Work to complete.
Everything in the listing except the pictures should be written out exactly.

Material.
==========

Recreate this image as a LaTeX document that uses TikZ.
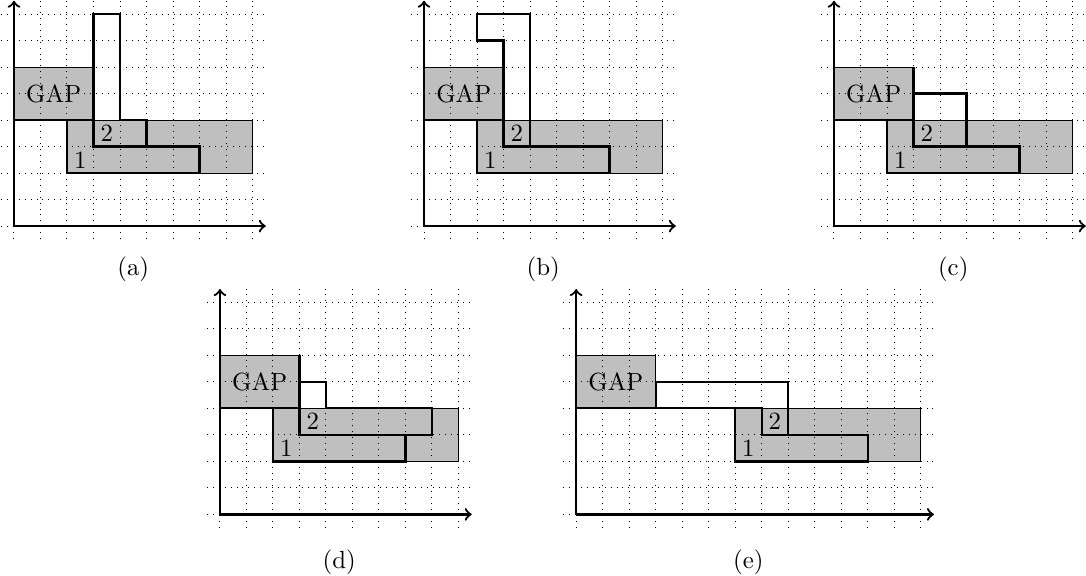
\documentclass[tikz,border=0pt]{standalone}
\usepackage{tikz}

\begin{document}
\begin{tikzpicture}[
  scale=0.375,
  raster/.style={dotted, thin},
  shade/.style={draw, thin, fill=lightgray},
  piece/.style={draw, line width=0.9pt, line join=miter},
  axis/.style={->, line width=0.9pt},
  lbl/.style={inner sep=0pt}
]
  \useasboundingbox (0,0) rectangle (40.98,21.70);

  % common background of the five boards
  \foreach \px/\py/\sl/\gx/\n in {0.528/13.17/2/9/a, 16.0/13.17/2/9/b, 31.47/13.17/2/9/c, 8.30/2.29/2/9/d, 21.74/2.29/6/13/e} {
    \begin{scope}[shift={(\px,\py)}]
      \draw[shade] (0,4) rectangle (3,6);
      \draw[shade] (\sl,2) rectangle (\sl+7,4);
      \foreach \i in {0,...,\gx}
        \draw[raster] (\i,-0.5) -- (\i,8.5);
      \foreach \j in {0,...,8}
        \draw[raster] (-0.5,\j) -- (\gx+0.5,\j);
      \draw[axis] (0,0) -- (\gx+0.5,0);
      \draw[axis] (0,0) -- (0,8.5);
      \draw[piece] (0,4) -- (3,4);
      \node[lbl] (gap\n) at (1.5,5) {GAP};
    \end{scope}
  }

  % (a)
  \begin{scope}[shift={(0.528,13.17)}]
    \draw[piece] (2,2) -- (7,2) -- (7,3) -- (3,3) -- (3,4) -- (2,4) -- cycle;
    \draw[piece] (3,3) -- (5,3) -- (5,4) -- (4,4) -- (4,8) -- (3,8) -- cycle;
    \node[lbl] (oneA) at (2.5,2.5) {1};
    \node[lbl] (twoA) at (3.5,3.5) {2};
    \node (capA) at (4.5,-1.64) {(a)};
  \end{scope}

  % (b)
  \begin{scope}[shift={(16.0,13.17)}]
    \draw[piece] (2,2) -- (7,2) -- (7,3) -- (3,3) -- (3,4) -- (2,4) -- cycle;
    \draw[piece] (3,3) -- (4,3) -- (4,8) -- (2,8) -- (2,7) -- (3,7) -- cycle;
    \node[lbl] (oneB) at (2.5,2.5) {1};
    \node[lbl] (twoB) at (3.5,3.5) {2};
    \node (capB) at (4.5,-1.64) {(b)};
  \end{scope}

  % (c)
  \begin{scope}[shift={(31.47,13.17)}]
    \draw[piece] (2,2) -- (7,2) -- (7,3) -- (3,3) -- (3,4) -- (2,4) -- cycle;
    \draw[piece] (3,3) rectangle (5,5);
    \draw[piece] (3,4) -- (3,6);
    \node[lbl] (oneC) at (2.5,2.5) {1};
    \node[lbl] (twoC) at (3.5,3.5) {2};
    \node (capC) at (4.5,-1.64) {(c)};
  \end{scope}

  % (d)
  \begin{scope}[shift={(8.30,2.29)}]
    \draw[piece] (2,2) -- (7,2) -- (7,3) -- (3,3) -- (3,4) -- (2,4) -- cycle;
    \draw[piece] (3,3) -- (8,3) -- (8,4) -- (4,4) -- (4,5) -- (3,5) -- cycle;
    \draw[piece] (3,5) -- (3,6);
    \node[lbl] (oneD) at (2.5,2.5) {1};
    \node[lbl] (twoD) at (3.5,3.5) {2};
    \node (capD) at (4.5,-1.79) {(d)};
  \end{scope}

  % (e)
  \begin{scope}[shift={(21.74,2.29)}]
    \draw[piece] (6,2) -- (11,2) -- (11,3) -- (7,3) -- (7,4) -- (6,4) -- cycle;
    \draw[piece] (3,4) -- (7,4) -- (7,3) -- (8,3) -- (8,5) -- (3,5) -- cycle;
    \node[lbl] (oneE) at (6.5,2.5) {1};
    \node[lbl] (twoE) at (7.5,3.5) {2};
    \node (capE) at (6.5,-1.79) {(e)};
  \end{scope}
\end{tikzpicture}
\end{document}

==========

Written solution.
Recreate this image as a LaTeX document that uses TikZ.
\documentclass[tikz,border=0pt]{standalone}
\usepackage{tikz}

\begin{document}
\begin{tikzpicture}[
  scale=0.375,
  raster/.style={dotted, thin},
  shade/.style={draw, thin, fill=lightgray},
  piece/.style={draw, line width=0.9pt, line join=miter},
  axis/.style={->, line width=0.9pt},
  lbl/.style={inner sep=0pt}
]
  \useasboundingbox (0,0) rectangle (40.98,21.70);

  % common background of the five boards
  \foreach \px/\py/\sl/\gx/\n in {0.528/13.17/2/9/a, 16.0/13.17/2/9/b, 31.47/13.17/2/9/c, 8.30/2.29/2/9/d, 21.74/2.29/6/13/e} {
    \begin{scope}[shift={(\px,\py)}]
      \draw[shade] (0,4) rectangle (3,6);
      \draw[shade] (\sl,2) rectangle (\sl+7,4);
      \foreach \i in {0,...,\gx}
        \draw[raster] (\i,-0.5) -- (\i,8.5);
      \foreach \j in {0,...,8}
        \draw[raster] (-0.5,\j) -- (\gx+0.5,\j);
      \draw[axis] (0,0) -- (\gx+0.5,0);
      \draw[axis] (0,0) -- (0,8.5);
      \draw[piece] (0,4) -- (3,4);
      \node[lbl] (gap\n) at (1.5,5) {GAP};
    \end{scope}
  }

  % (a)
  \begin{scope}[shift={(0.528,13.17)}]
    \draw[piece] (2,2) -- (7,2) -- (7,3) -- (3,3) -- (3,4) -- (2,4) -- cycle;
    \draw[piece] (3,3) -- (5,3) -- (5,4) -- (4,4) -- (4,8) -- (3,8) -- cycle;
    \node[lbl] (oneA) at (2.5,2.5) {1};
    \node[lbl] (twoA) at (3.5,3.5) {2};
    \node (capA) at (4.5,-1.64) {(a)};
  \end{scope}

  % (b)
  \begin{scope}[shift={(16.0,13.17)}]
    \draw[piece] (2,2) -- (7,2) -- (7,3) -- (3,3) -- (3,4) -- (2,4) -- cycle;
    \draw[piece] (3,3) -- (4,3) -- (4,8) -- (2,8) -- (2,7) -- (3,7) -- cycle;
    \node[lbl] (oneB) at (2.5,2.5) {1};
    \node[lbl] (twoB) at (3.5,3.5) {2};
    \node (capB) at (4.5,-1.64) {(b)};
  \end{scope}

  % (c)
  \begin{scope}[shift={(31.47,13.17)}]
    \draw[piece] (2,2) -- (7,2) -- (7,3) -- (3,3) -- (3,4) -- (2,4) -- cycle;
    \draw[piece] (3,3) rectangle (5,5);
    \draw[piece] (3,4) -- (3,6);
    \node[lbl] (oneC) at (2.5,2.5) {1};
    \node[lbl] (twoC) at (3.5,3.5) {2};
    \node (capC) at (4.5,-1.64) {(c)};
  \end{scope}

  % (d)
  \begin{scope}[shift={(8.30,2.29)}]
    \draw[piece] (2,2) -- (7,2) -- (7,3) -- (3,3) -- (3,4) -- (2,4) -- cycle;
    \draw[piece] (3,3) -- (8,3) -- (8,4) -- (4,4) -- (4,5) -- (3,5) -- cycle;
    \draw[piece] (3,5) -- (3,6);
    \node[lbl] (oneD) at (2.5,2.5) {1};
    \node[lbl] (twoD) at (3.5,3.5) {2};
    \node (capD) at (4.5,-1.79) {(d)};
  \end{scope}

  % (e)
  \begin{scope}[shift={(21.74,2.29)}]
    \draw[piece] (6,2) -- (11,2) -- (11,3) -- (7,3) -- (7,4) -- (6,4) -- cycle;
    \draw[piece] (3,4) -- (7,4) -- (7,3) -- (8,3) -- (8,5) -- (3,5) -- cycle;
    \node[lbl] (oneE) at (6.5,2.5) {1};
    \node[lbl] (twoE) at (7.5,3.5) {2};
    \node (capE) at (6.5,-1.79) {(e)};
  \end{scope}
\end{tikzpicture}
\end{document}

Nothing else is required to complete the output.